Your question was specific to “explosions,” so lets address that one real quick. Basically the difference between a meltdown and an explosion is speed.

In our pool of beach balls, in a meltdown situation the thing that is controlling the likelihood of beach balls running into one another is two things: temperature and density. The density thing is explained in the examples above: more beachballs closer together means it’s likelier they’ll run into each other. For the temperature thing, we use some kind of fluid to keep the beach balls from moving to fast; basically because colder things move slower. So as beach balls move slower, they still hit each other, but less often.

Remove the temperature control and they just hit each other faster and faster overtime and overheat, resulting in a meltdown. But it does take time. This is why Chernobyl is a wasteland and not a crater, because the reactor got hotter and hotter over time, which damages equipment designed to contain it and releases all that nuclear gunk into the environment.

Now to produce a nuclear explosion, you don’t want to just let the reaction slowly build over time, as in the natural reactor example in another comment; you want it to build really really quickly all at once. Like in an instant. To do that you need to increase the density (how close the beach balls in the pool are to one another) really really quickly.

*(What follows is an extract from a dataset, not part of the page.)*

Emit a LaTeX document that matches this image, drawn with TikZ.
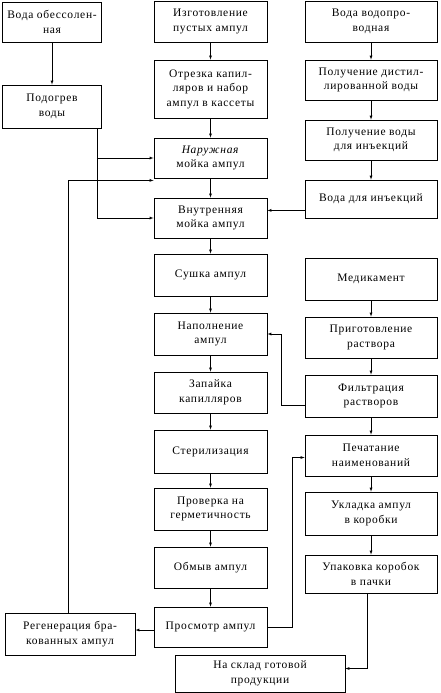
\documentclass[tikz,border=0pt]{standalone}
\usepackage{fontspec}
\setmainfont{Liberation Serif}[LetterSpace=6]
\usepackage{tikz}
\usetikzlibrary{calc, arrows.meta, positioning}

\begin{document}
\begin{tikzpicture}[auto, >=latex, x=1pt, y=-1pt]
		\tikzstyle{box} = [draw=black, thick, rectangle, align=center, inner sep=1pt, font=\fontsize{11.5}{14.5}\selectfont]
		\tikzstyle{boxl} = [box, minimum width=99pt]
		\tikzstyle{boxm} = [box, minimum width=113pt]
		\tikzstyle{boxr} = [box, minimum width=132pt]
		
		\useasboundingbox (0,0) rectangle (441,693);
		
		% left column
		\node[boxl, minimum height=40pt] 	at (52, 22) 		(vobes) 	{Вода обессолен-\\ная};
		\node[boxl, minimum height=43pt] 	at (52, 106.5)		(podogr) 	{Подогрев\\воды};
		\node[box, minimum width=130pt, minimum height=42pt] 	at (70, 634)	(regen) 	{Регенерация бра-\\кованных ампул};
		
		% middle column
		\node[boxm, minimum height=41pt] 	at (210.5, 21.5)	(izgot) 	{Изготовление\\пустых ампул};
		\node[boxm, minimum height=58pt] 	at (210.5, 89)		(otrez) 	{Отрезка капил-\\ляров и набор\\ампул в кассеты};
		\node[boxm, minimum height=40pt] 	at (210.5, 158)		(naruzh) 	{\textit{Наружная}\\мойка ампул};
		\node[boxm, minimum height=40pt] 	at (210.5, 218)		(vnutr) 	{Внутренняя\\мойка ампул};
		\node[boxm, minimum height=42pt] 	at (210.5, 275)		(sushka) 	{Сушка ампул};
		\node[boxm, minimum height=42pt] 	at (210.5, 334)		(napoln) 	{Наполнение\\ампул};
		\node[boxm, minimum height=41pt] 	at (210.5, 392.5)	(zapaika) 	{Запайка\\капилляров};
		\node[boxm, minimum height=43pt] 	at (210.5, 451.5)	(steril) 	{Стерилизация};
		\node[boxm, minimum height=42pt] 	at (210.5, 509)		(proverka) 	{Проверка на\\герметичность};
		\node[boxm, minimum height=41pt] 	at (210.5, 567.5)	(obmyv) 	{Обмыв ампул};
		\node[boxm, minimum height=40pt] 	at (210.5, 627)		(prosmotr) 	{Просмотр ампул};
		\node[box, minimum width=170pt, minimum height=37pt] 	at (260, 673.5)	(sklad) 	{На склад готовой\\продукции};
		
		% right column
		\node[boxr, minimum height=41pt] 	at (371, 21.5)		(vodopr) 	{Вода водопро-\\водная};
		\node[boxr, minimum height=40pt] 	at (371, 80)		(distil) 	{Получение дистил-\\лированной воды};
		\node[boxr, minimum height=40pt] 	at (371, 140)		(vinj) 		{Получение воды\\для инъекций};
		\node[boxr, minimum height=38pt] 	at (371, 199)		(vodainj) 	{Вода для инъекций};
		\node[boxr, minimum height=42pt] 	at (371, 279)		(medik) 	{Медикамент};
		\node[boxr, minimum height=41pt] 	at (371, 337.5)		(prigot) 	{Приготовление\\раствора};
		\node[boxr, minimum height=42pt] 	at (371, 396)		(filtr) 	{Фильтрация\\растворов};
		\node[boxr, minimum height=41pt] 	at (371, 455.5)		(pechat) 	{Печатание\\наименований};
		\node[boxr, minimum height=43pt] 	at (371, 513.5)		(uklad) 	{Укладка ампул\\в коробки};
		\node[boxr, minimum height=38pt] 	at (371, 574)		(upak) 		{Упаковка коробок\\в пачки};
		
		\path[->]
		(vobes)		edge	(podogr)
		(izgot)		edge	(otrez)
		(otrez)		edge	(naruzh)
		(naruzh)	edge	(vnutr)
		(vnutr)		edge	(sushka)
		(sushka)	edge	(napoln)
		(napoln)	edge	(zapaika)
		(zapaika)	edge	(steril)
		(steril)	edge	(proverka)
		(proverka)	edge	(obmyv)
		(obmyv)		edge	(prosmotr)
		(vodopr)	edge	(distil)
		(distil)	edge	(vinj)
		(vinj)		edge	(vodainj)
		(medik)		edge	(prigot)
		(prigot)	edge	(filtr)
		(filtr)		edge	(pechat)
		(pechat)	edge	(uklad)
		(uklad)		edge	(upak);
		
		% side feeds
		\draw[->] ([xshift=-5pt]podogr.south east) |- (vnutr.west);
		\draw[->] ([xshift=-5pt]podogr.south east |- naruzh.west) -- (naruzh.west);
		\draw[->] ([xshift=-2pt]regen.north) |- ([yshift=-2pt]naruzh.south west);
		\draw[->] ([yshift=8pt]vodainj.south west) -- ([yshift=8pt]vodainj.south west -| vnutr.east);
		\draw[->] ([yshift=-9pt]filtr.west) -- ++(-23pt,0pt) |- (napoln.east);
		\draw[->] (prosmotr.east) -- ++(25pt,0pt) |- ([yshift=-2pt]pechat.west);
		\draw[->] ([yshift=-3pt]prosmotr.west) -- ([yshift=-3pt]prosmotr.west -| regen.east);
		\draw[->] ([xshift=-4pt]upak.south) |- ([yshift=5pt]sklad.east);
		\end{tikzpicture}
\end{document}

Using the bombs dropped on Hiroshima an Nagasaki; they did this in two ways. Two different fuels (plutonium for one, and Uranium for the other), but the principle is the same. For fat man, they created a ball of material and then wrapped it in explosives that pushed all that nuclear material into a smaller and smaller ball really really quickly; dramatically ramping up how fast and how likely reactions between different bits of nuclear material could occur.

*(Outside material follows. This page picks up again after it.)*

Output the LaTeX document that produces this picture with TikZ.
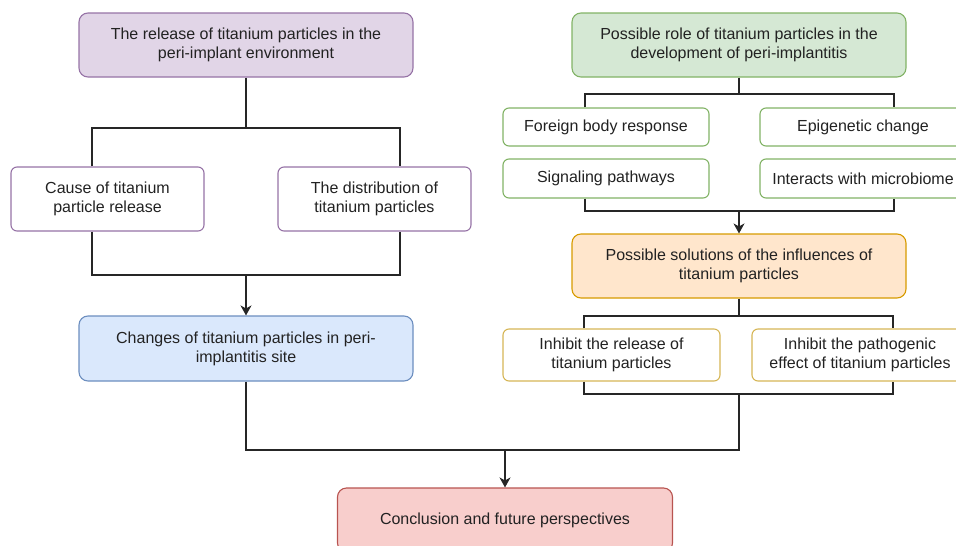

You ever take a little piece of white bread and make a ball to snack on? (I don’t know, I did this when I was 5). It’s kind of the same thing. The white bread starts out all loose and fluffy, but when you shape it in to a ball and push it together it gets much harder, or more “dense;” meaning that all the little bread bits are really close together. Imagine if you could do that and form a perfect ball in an instant that was as hard as possible. That’s how it works.

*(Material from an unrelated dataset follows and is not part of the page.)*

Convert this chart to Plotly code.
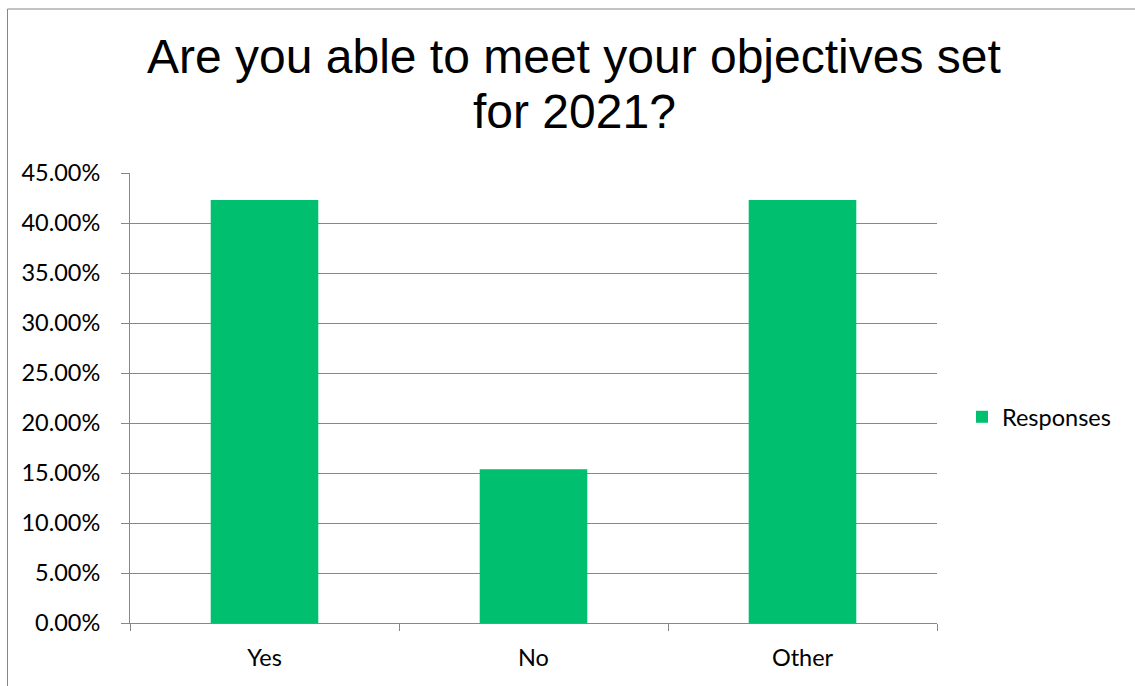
import plotly.graph_objects as go

# Survey results
categories = ["Yes", "No", "Other"]
responses = [0.4231, 0.1538, 0.4231]
series_name = "Responses"
title_lines = ["Are you able to meet your objectives set", "for 2021?"]

W, H = 1135, 686
L, R, T, B = 130, 198, 173, 63
pw, ph = W - L - R, H - T - B

def px_x(p):
    return (p - L) / pw

def px_y(p):
    return (H - B - p) / ph

fig = go.Figure()
fig.add_trace(go.Bar(
    x=categories, y=responses, name=series_name,
    marker=dict(color="#00BF6F", line=dict(width=0)),
    width=0.4, showlegend=True,
))

grid = "#878787"
tick_font = dict(family="Lato, Carlito, Calibri", size=23.5, color="black")

# Two-line heading, each line placed on its own
title_annotations = [
    dict(text=line, xref="paper", yref="paper", x=px_x(574), y=px_y(yc),
         xanchor="center", yanchor="middle", showarrow=False,
         font=dict(family="Liberation Sans, Arial", size=48, color="black"))
    for line, yc in zip(title_lines, [57, 112])
]

fig.update_layout(
    width=W, height=H,
    margin=dict(l=L, r=R, t=T, b=B),
    paper_bgcolor="white", plot_bgcolor="white",
    font=tick_font,
    legend=dict(x=px_x(962), y=px_y(417), xanchor="left", yanchor="middle",
                font=tick_font, bgcolor="rgba(0,0,0,0)"),
    bargap=0.6,
    annotations=title_annotations,
    shapes=[
        dict(type="rect", xref="paper", yref="paper",
             x0=px_x(7.5), x1=px_x(1145), y0=px_y(9), y1=px_y(700),
             line=dict(color="#868686", width=1), layer="below"),
    ],
)
fig.update_xaxes(
    type="category", showline=True, linecolor=grid, linewidth=1,
    ticks="outside", tickson="boundaries", ticklen=7, tickcolor=grid,
    showgrid=False, tickfont=tick_font, ticklabelstandoff=14,
)
fig.update_yaxes(
    range=[0, 0.45], dtick=0.05, tickformat=".2%",
    showline=True, linecolor=grid, linewidth=1,
    ticks="outside", ticklen=8, tickcolor=grid,
    showgrid=True, gridcolor=grid, gridwidth=1, zeroline=False,
    tickfont=tick_font, ticklabelstandoff=16,
)

fig.write_html("out.html")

For Little Boy, they used what’s called a “gun type” weapon; that one worked by basically firing a piece of nuclear material into another one. When one hits the other, density is achieved and boom. Explosion.

In nature (on earth), you don’t have really dense, refined concentrations of nuclear material slamming into one another or becoming instantly concentrated. You sometimes do have deposits that are pure enough to produce energy, which is why the natural reactor example is possible; but the natural explosion idea isn’t all that likely.

**Edit 1. To Respond to part of OPs question I left out:**

>And if splitting atom releases energy, why haven’t these energy break from their atom themselves? Isn’t that means the force that bind the atoms are bigger than the energy released?

When we say “energy” here, it’s not like an atom is a literal box holding a power force waiting to be let loose. We talking about the energy it could produce if enticed.

For example, think of a block of wood. Do blocks of wood spontaneously burst into flames because they “contain energy?” No, because that energy doesn’t just release itself. However, we can measure how much “energy” a block of wood has because we can measure how much heat it could put off/what that heat could power (like with steam or something).

Now think about Coal. Coal burns hotter than wood; and so has more energy than wood, because the same amount of coal and wood would produce different amounts of heat and power.

Now if you had a single stick or a single lump of coal and tossed a match at it would that be a big deal? Probably not. How about a forest or a coal mine? Now you have a big problem.

Now think about an atom. Extremely tiny, but has a lot more energy than wood or coal. If one atom splits do you want to be near it? Probably not, but it’s no where near anything close to if you had many many atoms really close together.

So think about an atom as a tiny block of wood, that “burns” really really hot and fast. So hot and fast that you don’t want to be anywhere near it if its “burning;” but not so incredibly unpredictable that it’s going to spontaneously combust.